An important point: even if the agreement specifies a notice period, you cannot be legally prevented from leaving a provider. The NDIS Commission has been clear that service agreements cannot lock participants in against their will. If a provider refuses to release your service booking or continues charging after you have given proper notice, contact your plan manager or the NDIS Commission.


Section 9: Privacy and Information Handling

NDIS service delivery involves collecting sensitive personal and health information. The agreement should tell you:

  • What personal information will be collected and why.
  • How it will be stored (securely and in compliance with the Privacy Act 1988).
  • Who it may be shared with, and under what circumstances. Sharing should require your consent except where legally required (for example, mandatory reporting obligations).
  • How to access or correct your records.

Any provider who asks for access to your myGov account, your NDIS portal login, or your bank account details as part of a service agreement should be treated with extreme caution. Legitimate providers do not need this information.


Red Flags: What Should Concern You

The following are warning signs that an agreement needs to be questioned or rejected before you sign:

Pricing concerns

  • Prices exceed current NDIS price limits for the stated support item.
  • Travel costs are not itemised or are described vaguely.
  • Gap fees, credit card surcharges, or administration fees are included for registered provider services to NDIA-managed participants.
  • The agreement does not reference the NDIS Pricing Arrangements and Price Limits 2025-26.

Service description concerns

  • Services are described so broadly that the provider could deliver almost anything and claim compliance.
  • The agreement does not link services to your NDIS plan goals or support categories.
  • The agreement covers supports your plan does not fund.

Exit and cancellation concerns

  • Notice periods longer than 30 days without a clear rationale.
  • Exit penalties or fees beyond the standard short-notice cancellation rate.
  • No process described for releasing your service booking on exit.

Rights and process concerns

  • No complaints process or contact details included.
  • No mention of the NDIS Quality and Safeguards Commission.
  • No scheduled review date.
  • Participant rights section is absent or contains only vague language.

Conduct concerns

  • The provider pressures you to sign on the spot without time to read or seek advice.
  • The provider refuses to provide the agreement in writing or in a format you can access.
  • Any request for your myGov credentials or financial access.

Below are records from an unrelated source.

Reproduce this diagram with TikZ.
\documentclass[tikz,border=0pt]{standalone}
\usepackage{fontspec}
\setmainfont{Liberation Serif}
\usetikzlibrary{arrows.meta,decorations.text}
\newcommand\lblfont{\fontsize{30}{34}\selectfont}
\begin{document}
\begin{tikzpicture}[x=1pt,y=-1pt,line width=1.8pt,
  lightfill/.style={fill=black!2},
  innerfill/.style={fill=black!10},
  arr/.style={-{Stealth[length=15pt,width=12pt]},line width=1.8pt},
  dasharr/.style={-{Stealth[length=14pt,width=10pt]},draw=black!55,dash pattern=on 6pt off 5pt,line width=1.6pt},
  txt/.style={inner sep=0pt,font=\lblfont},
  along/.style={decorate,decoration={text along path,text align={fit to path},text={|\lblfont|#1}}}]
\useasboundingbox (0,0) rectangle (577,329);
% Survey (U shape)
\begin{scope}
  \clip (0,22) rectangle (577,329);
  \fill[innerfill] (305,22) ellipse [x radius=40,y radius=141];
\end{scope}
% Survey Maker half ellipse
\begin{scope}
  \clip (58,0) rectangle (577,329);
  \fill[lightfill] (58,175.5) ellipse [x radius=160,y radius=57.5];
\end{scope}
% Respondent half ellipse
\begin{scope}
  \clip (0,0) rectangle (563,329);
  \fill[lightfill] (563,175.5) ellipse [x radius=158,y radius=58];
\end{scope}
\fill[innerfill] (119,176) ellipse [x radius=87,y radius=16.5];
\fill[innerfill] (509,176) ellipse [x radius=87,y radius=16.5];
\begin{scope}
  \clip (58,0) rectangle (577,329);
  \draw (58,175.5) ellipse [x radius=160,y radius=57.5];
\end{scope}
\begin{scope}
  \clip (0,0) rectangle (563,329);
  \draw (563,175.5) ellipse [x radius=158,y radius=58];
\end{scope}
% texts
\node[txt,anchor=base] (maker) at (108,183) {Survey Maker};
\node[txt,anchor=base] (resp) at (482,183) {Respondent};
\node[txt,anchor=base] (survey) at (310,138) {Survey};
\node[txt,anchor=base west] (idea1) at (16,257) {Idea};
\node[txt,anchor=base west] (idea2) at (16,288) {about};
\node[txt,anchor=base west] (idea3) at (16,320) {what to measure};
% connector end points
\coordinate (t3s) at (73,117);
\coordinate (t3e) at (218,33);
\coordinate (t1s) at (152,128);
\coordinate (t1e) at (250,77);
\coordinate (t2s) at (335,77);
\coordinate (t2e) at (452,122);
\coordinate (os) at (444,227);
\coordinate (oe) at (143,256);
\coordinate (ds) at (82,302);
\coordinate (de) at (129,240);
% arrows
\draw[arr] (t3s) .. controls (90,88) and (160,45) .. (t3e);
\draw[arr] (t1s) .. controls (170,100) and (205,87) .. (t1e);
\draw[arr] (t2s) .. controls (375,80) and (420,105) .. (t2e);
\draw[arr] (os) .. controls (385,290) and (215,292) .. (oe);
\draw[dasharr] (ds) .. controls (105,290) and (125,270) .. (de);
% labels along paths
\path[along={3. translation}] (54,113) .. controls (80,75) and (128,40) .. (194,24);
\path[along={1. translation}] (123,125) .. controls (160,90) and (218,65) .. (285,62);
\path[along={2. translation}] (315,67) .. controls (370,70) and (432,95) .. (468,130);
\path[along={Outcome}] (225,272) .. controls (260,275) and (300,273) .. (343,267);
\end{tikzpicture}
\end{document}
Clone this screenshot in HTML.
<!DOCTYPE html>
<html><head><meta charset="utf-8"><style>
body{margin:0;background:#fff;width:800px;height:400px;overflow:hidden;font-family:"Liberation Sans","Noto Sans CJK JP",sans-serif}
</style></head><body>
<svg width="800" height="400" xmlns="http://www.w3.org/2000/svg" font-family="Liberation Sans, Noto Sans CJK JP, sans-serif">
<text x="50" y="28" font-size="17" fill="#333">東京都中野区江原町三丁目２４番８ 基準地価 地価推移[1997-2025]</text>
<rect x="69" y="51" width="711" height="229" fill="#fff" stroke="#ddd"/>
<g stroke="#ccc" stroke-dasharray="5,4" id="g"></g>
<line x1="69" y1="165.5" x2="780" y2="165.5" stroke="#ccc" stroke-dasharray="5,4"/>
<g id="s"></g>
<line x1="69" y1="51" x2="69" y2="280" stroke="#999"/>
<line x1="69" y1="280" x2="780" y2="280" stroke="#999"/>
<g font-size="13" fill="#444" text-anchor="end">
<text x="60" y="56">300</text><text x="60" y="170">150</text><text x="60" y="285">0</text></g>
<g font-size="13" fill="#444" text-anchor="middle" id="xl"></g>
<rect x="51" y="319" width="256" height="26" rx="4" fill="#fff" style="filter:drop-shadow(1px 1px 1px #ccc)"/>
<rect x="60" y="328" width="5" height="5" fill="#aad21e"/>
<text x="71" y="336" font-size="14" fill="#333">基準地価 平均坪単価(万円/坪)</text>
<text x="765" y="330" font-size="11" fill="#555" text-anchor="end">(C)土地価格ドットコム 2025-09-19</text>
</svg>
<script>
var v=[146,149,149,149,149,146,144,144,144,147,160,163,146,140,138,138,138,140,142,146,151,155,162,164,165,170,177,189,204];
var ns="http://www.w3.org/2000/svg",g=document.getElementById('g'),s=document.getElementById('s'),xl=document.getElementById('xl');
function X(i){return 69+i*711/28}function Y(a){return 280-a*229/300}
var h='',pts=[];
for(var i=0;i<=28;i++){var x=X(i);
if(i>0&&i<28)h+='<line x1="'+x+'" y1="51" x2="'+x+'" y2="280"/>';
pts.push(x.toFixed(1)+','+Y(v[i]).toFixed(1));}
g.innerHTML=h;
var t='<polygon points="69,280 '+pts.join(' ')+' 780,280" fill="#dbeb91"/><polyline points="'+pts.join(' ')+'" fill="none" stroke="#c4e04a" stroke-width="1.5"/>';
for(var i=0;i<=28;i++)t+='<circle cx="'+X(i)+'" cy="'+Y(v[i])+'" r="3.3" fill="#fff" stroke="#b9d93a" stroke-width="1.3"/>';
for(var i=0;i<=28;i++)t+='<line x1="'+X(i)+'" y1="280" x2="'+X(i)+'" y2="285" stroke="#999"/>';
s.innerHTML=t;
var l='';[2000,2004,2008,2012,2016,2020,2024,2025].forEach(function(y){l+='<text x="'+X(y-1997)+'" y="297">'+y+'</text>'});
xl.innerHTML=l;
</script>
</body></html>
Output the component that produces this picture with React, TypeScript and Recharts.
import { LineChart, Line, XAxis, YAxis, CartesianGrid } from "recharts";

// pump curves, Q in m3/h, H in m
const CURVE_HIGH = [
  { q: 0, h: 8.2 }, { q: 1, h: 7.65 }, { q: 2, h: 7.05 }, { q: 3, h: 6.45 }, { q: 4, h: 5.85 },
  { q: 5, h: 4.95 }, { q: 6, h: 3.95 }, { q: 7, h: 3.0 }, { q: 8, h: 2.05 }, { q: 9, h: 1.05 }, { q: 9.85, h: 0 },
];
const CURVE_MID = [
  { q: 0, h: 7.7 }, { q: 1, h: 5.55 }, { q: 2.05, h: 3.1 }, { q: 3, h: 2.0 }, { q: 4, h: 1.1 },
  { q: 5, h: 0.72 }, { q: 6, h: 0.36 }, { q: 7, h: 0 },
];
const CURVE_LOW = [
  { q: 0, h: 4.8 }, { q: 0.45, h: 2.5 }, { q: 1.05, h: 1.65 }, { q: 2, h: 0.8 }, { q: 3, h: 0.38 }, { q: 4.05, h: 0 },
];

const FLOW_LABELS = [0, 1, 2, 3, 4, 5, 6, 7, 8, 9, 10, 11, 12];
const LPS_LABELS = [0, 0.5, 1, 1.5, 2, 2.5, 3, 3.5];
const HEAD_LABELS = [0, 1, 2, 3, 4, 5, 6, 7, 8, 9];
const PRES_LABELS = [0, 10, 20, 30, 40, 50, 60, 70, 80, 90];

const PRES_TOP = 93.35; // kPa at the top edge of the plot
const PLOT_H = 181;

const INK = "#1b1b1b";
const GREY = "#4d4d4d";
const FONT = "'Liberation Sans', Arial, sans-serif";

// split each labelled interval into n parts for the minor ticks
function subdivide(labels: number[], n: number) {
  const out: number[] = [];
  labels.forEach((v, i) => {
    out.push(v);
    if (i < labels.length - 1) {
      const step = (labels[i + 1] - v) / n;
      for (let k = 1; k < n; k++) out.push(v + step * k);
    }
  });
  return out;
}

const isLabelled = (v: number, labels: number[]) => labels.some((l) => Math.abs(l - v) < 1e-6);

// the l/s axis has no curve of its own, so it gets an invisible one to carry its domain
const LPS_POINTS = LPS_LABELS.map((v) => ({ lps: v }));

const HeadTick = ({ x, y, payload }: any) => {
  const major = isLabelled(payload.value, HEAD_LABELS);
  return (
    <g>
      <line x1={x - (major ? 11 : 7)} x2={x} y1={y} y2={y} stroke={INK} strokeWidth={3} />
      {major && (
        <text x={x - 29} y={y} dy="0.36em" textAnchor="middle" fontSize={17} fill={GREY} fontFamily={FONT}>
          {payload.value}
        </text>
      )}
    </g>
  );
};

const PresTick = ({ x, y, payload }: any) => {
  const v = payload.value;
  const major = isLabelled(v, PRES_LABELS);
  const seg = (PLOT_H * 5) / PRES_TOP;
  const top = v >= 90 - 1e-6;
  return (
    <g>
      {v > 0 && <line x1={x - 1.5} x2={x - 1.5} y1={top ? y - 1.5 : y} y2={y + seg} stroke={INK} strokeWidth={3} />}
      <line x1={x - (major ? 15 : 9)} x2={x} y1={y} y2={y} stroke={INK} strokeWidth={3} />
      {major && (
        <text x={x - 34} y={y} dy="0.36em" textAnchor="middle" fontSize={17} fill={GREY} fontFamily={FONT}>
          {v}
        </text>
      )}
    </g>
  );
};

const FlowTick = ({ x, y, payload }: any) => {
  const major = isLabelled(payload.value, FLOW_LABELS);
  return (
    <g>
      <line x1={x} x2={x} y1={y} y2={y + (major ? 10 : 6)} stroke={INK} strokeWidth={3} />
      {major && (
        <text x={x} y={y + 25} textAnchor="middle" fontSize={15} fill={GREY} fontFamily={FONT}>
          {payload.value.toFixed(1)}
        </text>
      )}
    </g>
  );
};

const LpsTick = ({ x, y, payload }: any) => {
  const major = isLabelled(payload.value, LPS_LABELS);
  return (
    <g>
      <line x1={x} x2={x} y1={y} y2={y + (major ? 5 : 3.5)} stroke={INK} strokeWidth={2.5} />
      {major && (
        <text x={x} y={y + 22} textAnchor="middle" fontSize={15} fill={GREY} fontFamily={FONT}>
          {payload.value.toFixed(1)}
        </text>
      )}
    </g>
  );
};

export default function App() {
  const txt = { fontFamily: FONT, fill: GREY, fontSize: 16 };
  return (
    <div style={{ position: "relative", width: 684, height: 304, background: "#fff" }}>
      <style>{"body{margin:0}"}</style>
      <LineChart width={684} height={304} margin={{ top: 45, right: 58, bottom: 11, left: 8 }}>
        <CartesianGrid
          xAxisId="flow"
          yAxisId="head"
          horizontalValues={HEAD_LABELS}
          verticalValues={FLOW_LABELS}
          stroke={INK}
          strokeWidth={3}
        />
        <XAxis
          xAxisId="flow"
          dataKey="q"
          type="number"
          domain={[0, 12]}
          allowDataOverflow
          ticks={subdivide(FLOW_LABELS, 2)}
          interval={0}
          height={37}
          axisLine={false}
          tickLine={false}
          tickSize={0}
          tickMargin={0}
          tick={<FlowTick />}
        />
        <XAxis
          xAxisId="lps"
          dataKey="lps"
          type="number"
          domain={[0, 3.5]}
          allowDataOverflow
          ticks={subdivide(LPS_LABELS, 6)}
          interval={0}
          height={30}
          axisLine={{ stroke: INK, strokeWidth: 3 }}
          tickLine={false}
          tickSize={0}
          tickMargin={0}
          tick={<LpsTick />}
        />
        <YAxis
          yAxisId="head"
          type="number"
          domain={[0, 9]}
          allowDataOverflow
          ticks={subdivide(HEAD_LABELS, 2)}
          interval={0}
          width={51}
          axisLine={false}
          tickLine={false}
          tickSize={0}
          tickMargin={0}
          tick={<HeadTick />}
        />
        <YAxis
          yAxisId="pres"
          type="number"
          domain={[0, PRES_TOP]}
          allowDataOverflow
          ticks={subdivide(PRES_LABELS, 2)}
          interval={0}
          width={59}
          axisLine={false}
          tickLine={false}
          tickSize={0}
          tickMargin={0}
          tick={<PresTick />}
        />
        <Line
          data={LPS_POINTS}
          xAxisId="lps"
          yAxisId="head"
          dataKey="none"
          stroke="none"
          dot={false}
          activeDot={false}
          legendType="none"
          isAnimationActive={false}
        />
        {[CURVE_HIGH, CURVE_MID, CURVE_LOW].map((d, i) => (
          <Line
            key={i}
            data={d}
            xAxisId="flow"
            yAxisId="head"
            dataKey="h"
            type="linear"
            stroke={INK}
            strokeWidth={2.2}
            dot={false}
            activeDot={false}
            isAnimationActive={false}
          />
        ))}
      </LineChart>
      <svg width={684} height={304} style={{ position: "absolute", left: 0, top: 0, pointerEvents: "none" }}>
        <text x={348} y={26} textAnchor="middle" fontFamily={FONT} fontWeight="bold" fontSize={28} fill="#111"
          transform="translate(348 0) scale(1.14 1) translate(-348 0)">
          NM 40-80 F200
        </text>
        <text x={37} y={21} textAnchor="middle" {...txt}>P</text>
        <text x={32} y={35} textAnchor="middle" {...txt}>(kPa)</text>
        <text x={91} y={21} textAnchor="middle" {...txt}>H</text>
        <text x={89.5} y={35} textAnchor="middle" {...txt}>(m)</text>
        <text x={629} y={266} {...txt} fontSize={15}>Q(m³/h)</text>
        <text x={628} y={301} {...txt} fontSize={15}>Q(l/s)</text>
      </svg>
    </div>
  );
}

How to Prepare Before the Meeting

Reading a service agreement is easier when you come prepared. Before your meeting with a provider:

  1. Have your NDIS plan accessible. Know which support categories are funded and the approximate budget for each. This lets you cross-check that the services in the agreement match your funded supports.
  2. Bring a support person. A family member, friend, support coordinator, or independent advocate can help you ask questions and make sure you understand each clause.
  3. Write down your questions in advance. If anything about the service was discussed verbally, confirm that the written agreement reflects those discussions exactly.
  4. Ask for the agreement in advance. You should not be expected to read and sign a long document in a single meeting. Ask for the draft at least a few days beforehand so you have time to review it properly.
  5. Request an accessible format if needed. Providers are required to support you to understand the agreement using the language and communication format that suits you. This may mean an Easy Read version, a translated document, an audio recording, or a plain-language summary.

After You Sign

Once you have signed:

  • Keep a copy of the signed agreement in a safe place.
  • Note the review date in your calendar.
  • Record the cancellation notice period so you know what is required if plans change.
  • Check your monthly statements or NDIS portal to confirm that claims match the agreed services and rates.

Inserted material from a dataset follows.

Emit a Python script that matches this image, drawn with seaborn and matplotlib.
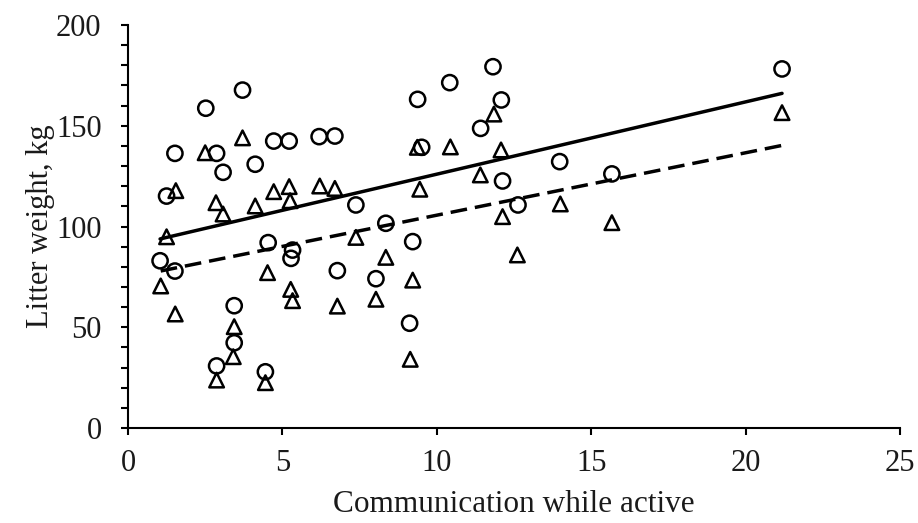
import numpy as np
import pandas as pd
import seaborn as sns
import matplotlib.pyplot as plt
from matplotlib.ticker import MultipleLocator

# circles (solid trendline)
circle_x = [1.04, 1.25, 1.52, 1.52, 2.52, 2.87, 2.87, 3.08, 3.44, 3.44, 3.71, 4.12, 4.45,
            4.54, 4.72, 5.22, 5.28, 5.33, 6.19, 6.70, 6.78, 7.38, 8.03, 8.35, 9.12, 9.22,
            9.38, 9.51, 10.42, 11.42, 11.82, 12.09, 12.13, 12.63, 13.98, 15.67, 21.18]
circle_y = [83.0, 115.1, 136.3, 77.9, 158.7, 136.3, 30.8, 126.9, 60.7, 42.3, 167.7, 130.9, 27.9,
            92.0, 142.4, 142.4, 84.2, 88.3, 144.6, 144.9, 78.1, 110.7, 74.1, 101.6, 52.0, 92.5,
            163.1, 139.3, 171.4, 148.7, 179.3, 162.8, 122.6, 110.7, 132.2, 126.1, 178.2]

# triangles (dashed trendline)
tri_x = [1.06, 1.25, 1.55, 1.53, 2.50, 2.85, 2.87, 3.08, 3.44, 3.41, 3.71, 4.12, 4.45,
         4.52, 4.72, 5.22, 5.25, 5.27, 5.33, 6.21, 6.70, 6.78, 7.38, 8.03, 8.35, 9.14, 9.22,
         9.37, 9.45, 10.44, 11.41, 11.85, 12.08, 12.13, 12.61, 14.00, 15.67, 21.18]
tri_y = [70.5, 94.9, 117.8, 56.6, 136.6, 111.8, 23.8, 106.2, 50.3, 35.4, 144.0, 110.2, 22.5,
         77.1, 117.3, 119.8, 112.8, 68.8, 63.2, 120.1, 118.9, 60.5, 94.6, 63.9, 84.7, 34.1, 73.4,
         139.3, 118.5, 139.5, 125.6, 155.8, 138.0, 104.9, 85.9, 111.2, 101.9, 156.5]

circles = pd.DataFrame({"x": circle_x, "y": circle_y})
tris = pd.DataFrame({"x": tri_x, "y": tri_y})

sns.set_style("ticks")
plt.rcParams["font.family"] = ["Liberation Serif", "DejaVu Serif"]

fig = plt.figure(figsize=(9.18, 5.23), dpi=100)
ax = fig.add_axes([0.1394, 0.1816, 0.841, 0.7706])

sns.scatterplot(data=circles, x="x", y="y", marker="o", s=120, facecolors="none",
                edgecolor="black", linewidth=1.8, ax=ax, zorder=3)
sns.scatterplot(data=tris, x="x", y="y", marker="^", s=110, facecolors="none",
                edgecolor="black", linewidth=1.8, ax=ax, zorder=3)

sns.regplot(data=circles, x="x", y="y", scatter=False, ci=None, ax=ax,
            line_kws=dict(color="black", lw=2.5))
sns.regplot(data=tris, x="x", y="y", scatter=False, ci=None, ax=ax,
            line_kws=dict(color="black", lw=2.5, dashes=(4.8, 2.3)))

ax.set_xlim(0, 25)
ax.set_ylim(0, 200)
ax.xaxis.set_major_locator(MultipleLocator(5))
ax.yaxis.set_major_locator(MultipleLocator(50))
ax.yaxis.set_minor_locator(MultipleLocator(10))

for s in ["top", "right"]:
    ax.spines[s].set_visible(False)
for s in ["left", "bottom"]:
    ax.spines[s].set_linewidth(1.5)
    ax.spines[s].set_color("black")

ax.tick_params(axis="both", which="both", direction="out", length=5, width=1.5,
               color="black", labelsize=22, labelcolor="#1a1a1a")
ax.tick_params(axis="y", pad=14)
ax.tick_params(axis="x", pad=10)

ax.set_xlabel("Communication while active", fontsize=22.5, color="#1a1a1a", labelpad=9)
ax.set_ylabel("Litter weight, kg", fontsize=22, color="#1a1a1a", labelpad=1)

fig.savefig("out.png", dpi=100)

If you ever receive an invoice that does not match the agreement, raise it with the provider in writing. If the issue is not resolved, contact your plan manager or the NDIS Commission.


Looking for more guidance on NDIS service agreements and pricing?

Key External Resources


Carevo connects NDIS participants with vetted, experienced providers across Australia. If you are looking for providers who will take the time to explain a service agreement clearly before you sign, search our provider directory to find the right match for your needs.

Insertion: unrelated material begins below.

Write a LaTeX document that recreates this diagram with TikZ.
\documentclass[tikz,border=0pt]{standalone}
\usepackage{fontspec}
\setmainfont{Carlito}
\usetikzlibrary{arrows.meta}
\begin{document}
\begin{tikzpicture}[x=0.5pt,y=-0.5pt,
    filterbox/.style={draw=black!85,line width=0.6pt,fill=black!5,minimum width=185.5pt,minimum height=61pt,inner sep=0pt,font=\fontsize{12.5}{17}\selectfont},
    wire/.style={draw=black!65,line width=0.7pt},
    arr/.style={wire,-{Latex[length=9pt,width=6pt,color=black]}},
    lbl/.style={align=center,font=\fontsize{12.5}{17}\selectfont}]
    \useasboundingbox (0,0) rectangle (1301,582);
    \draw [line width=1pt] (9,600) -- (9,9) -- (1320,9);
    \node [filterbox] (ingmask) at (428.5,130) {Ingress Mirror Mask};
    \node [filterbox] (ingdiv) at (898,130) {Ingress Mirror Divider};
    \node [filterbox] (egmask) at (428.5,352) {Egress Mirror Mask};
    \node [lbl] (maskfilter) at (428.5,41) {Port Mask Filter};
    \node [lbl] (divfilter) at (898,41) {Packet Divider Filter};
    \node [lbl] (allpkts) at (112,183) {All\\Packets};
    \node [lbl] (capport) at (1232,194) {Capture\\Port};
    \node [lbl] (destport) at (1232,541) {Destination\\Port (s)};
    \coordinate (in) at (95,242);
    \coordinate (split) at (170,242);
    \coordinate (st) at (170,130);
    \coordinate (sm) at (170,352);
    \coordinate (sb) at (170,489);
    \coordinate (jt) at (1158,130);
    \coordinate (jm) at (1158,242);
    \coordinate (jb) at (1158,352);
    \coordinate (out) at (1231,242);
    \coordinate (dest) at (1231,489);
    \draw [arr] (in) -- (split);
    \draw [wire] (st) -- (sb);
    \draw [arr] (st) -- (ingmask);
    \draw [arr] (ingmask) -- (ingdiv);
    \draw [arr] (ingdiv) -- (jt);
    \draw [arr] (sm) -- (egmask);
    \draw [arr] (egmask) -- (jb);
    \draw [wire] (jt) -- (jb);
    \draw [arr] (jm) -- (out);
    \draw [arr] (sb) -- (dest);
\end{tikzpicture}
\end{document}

Frequently Asked Questions

Do I have to sign an NDIS service agreement? A signed service agreement is not mandatory for most NDIS supports, but it is strongly recommended. The exception is SDA, where a written agreement is required. A written agreement is your best protection and creates a clear record of what has been agreed.

Can I negotiate the terms? Yes. A service agreement is a negotiation, not a standard form you must accept unchanged. You can request edits to cancellation terms, service schedules, and other conditions. Any agreed changes should be put in writing and initialled or re-signed by both parties.

What if I cannot understand the agreement? Providers are required under the NDIS Code of Conduct to support you to understand any service agreement using communication methods that suit you. Ask for an Easy Read version, a plain-language explanation, or bring a support person to help. If a provider refuses to accommodate reasonable communication needs, that is itself a concern worth reporting.

Can a provider lock me in? Providers cannot unreasonably lock you into lengthy agreements. While notice periods of 14 days are standard, very long exit terms or heavy exit fees are inconsistent with NDIS Commission requirements. You retain the right to exit and change providers, even if a notice period applies.

What if my NDIS plan changes during the agreement? If your plan is renewed or your funding changes, the service agreement should be updated to reflect the new amounts and goals. Most agreements include a process for amendments. Any changes must be documented in writing and agreed by both parties.

Who can help me if I have a problem? Your support coordinator, plan manager, a family member, or an NDIS-funded advocate can help. For unresolved complaints about a provider, contact the NDIS Quality and Safeguards Commission on 1800 035 544. For independent advocacy support, contact Disability Advocacy Network Australia at dana.org.au.

Is my information protected once I sign? Yes. Providers must handle your personal information in compliance with the Privacy Act 1988. Your information should only be shared with your consent or where legally required. Never share your myGov login or NDIS portal credentials with a provider.